A little bit about Janeczka…
Name: Janeczka Prinsloo (Nickname: Nekka)
Location: Adelaide, Australia
Places of Travel: Australia-wide
Passions: Animals (specifically parrots and octopi), gaming, collecting plushies, studying languages and alternative rock/goth music
Education/Training: Self-taught but also studied graphic design specialising in illustration for her final year
Occupation: Freelance illustrator, artist and graphic designer
Favourite Quote: “She was not quite what you would call refined. She was not quite what you would call unrefined. She was the kind of person that keeps a parrot.” ― Mark Twain
You describe your artwork using the term “Bubble Goth.” Can you elaborate on what this means?
Bubblegoth is something that is light, cute and wonderful, but can also be creepy and somewhat dark at the same time. It’s originally known as a music genre and I’m attempting to give it a visual form and establish it as an art style. It incorporates lighter colours such as pastels and white, along with hints of black. The ultimate aim is to make the beautiful, creepy and the creepy, beautiful – something that takes light and dark and puts them together.
Describe your typical day of work as an artist.
A typical workday for me as an artist includes getting most of the business side of things done in the morning. This includes promotions, packaging, social media, blogging, etc. Then, I like to put on some music and get some painting done without having to worry about getting sidetracked.
The characters you draw are very unique. Are they just drawings or do you furnish them with a story and personality?
Most of my characters all have elaborate stories behind them. They’re usually characters I’ve played around with in my imagination for some time, before putting them to paper – which I feel sort of lets them develop their own personality. I have a few main stories I’m currently working on too, such as “The Bunny Whisperer,” “The Romantic & the Mermaid” and “Peppa Feathers.” I’m hoping to publish all of these in the future.
From where do you get your inspiration for your artwork?
Mostly my imagination and dreams. Some of my characters are derived from my pets, hence the frequent emergence of parrots and rabbits in my art. Lots of my art is also inspired by music.
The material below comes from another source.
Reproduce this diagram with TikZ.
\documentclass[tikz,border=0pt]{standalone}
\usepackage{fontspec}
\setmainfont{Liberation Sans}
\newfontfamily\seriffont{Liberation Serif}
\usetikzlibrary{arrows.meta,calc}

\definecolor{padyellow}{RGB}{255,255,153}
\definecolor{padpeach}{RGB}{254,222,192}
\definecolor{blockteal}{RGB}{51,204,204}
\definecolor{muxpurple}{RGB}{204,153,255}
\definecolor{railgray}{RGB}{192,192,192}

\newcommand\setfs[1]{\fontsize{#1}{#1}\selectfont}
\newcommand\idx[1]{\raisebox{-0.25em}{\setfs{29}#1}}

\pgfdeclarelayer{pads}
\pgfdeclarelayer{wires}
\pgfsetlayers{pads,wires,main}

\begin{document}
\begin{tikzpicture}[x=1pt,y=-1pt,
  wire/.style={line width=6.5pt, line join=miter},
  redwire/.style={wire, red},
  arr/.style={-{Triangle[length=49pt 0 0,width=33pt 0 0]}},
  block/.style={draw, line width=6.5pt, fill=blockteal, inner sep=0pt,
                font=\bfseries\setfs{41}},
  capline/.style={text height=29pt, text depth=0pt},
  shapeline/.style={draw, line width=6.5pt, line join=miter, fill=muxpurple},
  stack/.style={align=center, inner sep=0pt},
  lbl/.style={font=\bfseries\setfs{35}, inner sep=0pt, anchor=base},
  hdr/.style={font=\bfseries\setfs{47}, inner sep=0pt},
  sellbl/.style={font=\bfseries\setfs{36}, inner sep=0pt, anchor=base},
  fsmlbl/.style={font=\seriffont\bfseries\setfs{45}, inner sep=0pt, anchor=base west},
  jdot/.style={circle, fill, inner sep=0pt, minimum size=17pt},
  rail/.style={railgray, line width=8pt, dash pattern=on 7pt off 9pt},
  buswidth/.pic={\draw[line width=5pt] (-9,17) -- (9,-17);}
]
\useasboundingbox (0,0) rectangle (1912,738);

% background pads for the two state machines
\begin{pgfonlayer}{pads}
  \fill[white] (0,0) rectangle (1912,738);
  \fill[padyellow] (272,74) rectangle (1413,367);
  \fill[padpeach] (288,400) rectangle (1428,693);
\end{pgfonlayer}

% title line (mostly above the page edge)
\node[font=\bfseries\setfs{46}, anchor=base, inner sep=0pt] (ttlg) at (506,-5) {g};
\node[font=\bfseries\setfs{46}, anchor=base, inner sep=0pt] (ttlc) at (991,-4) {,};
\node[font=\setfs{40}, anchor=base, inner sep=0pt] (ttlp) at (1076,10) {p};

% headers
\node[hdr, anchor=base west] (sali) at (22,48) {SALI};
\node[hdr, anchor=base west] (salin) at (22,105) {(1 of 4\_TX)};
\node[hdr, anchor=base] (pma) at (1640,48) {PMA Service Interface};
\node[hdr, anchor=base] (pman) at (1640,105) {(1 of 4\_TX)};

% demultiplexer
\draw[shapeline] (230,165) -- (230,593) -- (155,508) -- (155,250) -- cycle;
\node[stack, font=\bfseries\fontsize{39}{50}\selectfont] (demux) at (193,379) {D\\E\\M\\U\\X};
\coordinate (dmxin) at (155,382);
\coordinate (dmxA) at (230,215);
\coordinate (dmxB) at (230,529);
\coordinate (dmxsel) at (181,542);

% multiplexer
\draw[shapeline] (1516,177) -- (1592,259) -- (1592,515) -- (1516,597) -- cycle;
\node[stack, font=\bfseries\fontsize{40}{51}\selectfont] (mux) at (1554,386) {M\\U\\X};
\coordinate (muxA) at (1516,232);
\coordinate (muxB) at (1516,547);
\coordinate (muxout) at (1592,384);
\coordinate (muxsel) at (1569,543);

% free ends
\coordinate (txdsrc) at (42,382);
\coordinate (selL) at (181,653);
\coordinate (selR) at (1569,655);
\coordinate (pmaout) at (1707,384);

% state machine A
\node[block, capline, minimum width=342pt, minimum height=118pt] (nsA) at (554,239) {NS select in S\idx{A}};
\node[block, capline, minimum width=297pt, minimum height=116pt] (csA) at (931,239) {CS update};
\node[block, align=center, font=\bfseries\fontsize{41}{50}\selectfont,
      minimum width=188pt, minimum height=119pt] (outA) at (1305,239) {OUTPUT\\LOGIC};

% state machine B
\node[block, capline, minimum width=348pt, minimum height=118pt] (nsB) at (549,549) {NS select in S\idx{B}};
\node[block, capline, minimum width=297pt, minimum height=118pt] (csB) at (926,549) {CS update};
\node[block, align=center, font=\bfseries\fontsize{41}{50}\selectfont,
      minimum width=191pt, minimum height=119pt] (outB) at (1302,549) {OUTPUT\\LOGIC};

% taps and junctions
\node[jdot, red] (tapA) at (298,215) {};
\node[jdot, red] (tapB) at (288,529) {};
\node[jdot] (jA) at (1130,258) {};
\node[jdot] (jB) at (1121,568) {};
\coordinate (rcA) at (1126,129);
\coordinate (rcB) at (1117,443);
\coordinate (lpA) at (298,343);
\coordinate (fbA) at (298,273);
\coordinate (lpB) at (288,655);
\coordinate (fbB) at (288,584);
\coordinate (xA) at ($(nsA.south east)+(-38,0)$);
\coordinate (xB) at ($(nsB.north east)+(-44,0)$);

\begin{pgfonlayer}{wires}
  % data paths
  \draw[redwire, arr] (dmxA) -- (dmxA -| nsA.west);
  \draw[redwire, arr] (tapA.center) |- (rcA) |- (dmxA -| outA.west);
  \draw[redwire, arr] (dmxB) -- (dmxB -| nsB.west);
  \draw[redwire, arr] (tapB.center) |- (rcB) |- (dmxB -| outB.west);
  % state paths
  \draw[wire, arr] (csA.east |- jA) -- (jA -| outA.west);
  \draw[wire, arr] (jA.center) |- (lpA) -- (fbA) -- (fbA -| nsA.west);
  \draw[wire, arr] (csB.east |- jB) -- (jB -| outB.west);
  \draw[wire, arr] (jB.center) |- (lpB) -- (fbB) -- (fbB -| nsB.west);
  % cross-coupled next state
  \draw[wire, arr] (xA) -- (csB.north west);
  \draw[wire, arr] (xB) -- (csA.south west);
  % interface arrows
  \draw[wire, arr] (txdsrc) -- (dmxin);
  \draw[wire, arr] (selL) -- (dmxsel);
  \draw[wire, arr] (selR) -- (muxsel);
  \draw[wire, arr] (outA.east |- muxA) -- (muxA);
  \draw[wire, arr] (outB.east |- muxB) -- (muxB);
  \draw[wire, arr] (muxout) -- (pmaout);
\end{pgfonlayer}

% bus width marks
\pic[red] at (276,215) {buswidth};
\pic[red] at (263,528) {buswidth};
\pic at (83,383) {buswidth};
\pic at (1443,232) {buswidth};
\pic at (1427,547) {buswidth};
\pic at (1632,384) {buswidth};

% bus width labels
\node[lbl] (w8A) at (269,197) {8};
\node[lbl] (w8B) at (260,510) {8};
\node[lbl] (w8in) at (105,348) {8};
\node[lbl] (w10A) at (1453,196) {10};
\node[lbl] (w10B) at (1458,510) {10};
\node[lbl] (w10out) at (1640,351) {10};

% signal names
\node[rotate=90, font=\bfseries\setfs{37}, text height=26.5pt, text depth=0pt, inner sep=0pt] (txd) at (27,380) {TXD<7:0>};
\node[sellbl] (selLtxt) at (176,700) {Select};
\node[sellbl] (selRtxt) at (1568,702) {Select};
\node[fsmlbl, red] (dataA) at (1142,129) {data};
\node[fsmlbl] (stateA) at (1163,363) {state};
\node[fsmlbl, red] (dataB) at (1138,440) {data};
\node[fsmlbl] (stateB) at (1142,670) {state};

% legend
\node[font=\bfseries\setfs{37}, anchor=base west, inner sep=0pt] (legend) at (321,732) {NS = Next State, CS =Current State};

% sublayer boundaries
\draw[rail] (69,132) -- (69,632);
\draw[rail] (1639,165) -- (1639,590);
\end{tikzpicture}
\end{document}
I always draw while listening to music and while the lyrics themselves aren’t directly recreated in my artwork, I am often inspired by the emotions in some songs.
Apart from your ability to create incredible artwork, what other hidden talents do you have?
I love learning languages and have taught myself quite a few! I think if I wasn’t an artist, I would probably have studied languages. I also work as a graphic designer and love designing and coding websites.
What is your favourite piece of art you have created and why?
My favourite artwork is by far “Lollipop Ellie.” I love animals, and Lollipop Ellie is so endearingly cute! He’s got a special place in my He(art)!
Part of my regular day job includes finding new ways to bring my creations to life in usable ways. I often look for local businesses that can achieve this for me. Those are always the best partnerships. Some of the items in my store are collaborations with my mom, who has a knack for anything practical and handmade! That is why we started our store together, called Dapple Dandy.
We must address your two parrots, Kiki and Zazu. They even have their own website – Please tell us more about them.
I’ve had Kiki since I was 13 years old and got Zazu more recently. They’re my babies and feature in a lot of my artwork! I have a story about Kiki called “Peppa Feathers” that I hope to publish soon. They go everywhere with me! Kiki has her own little travel bag too, and she loves shopping! When you’re in your studio most of the day making art, having two noisy parrots that hang around the room and get up to all kinds of mischief really helps to break the silence!
What does the future entail for you?
I’m hoping to fully establish my online store and expand it with lots of creative ideas. One of my main ambitions is publishing my own storybooks. I’m currently trying to dedicate more time to my artwork and I hope to get this completed in the near future.
What career advice do you have for any aspiring visual artists?
For those aspiring to develop their artistic skills, the main thing is to draw, draw and draw some more! Eat, breathe, and drink art! If you’re already happy with your own artwork, and you’re wanting to establish yourself as an artist, the best thing to do is to put yourself out there. Post regularly and exhibit at local art shows. It’s also important to make sure you know what your voice is and to focus on developing your own distinct style and putting forward artwork that people will know you for.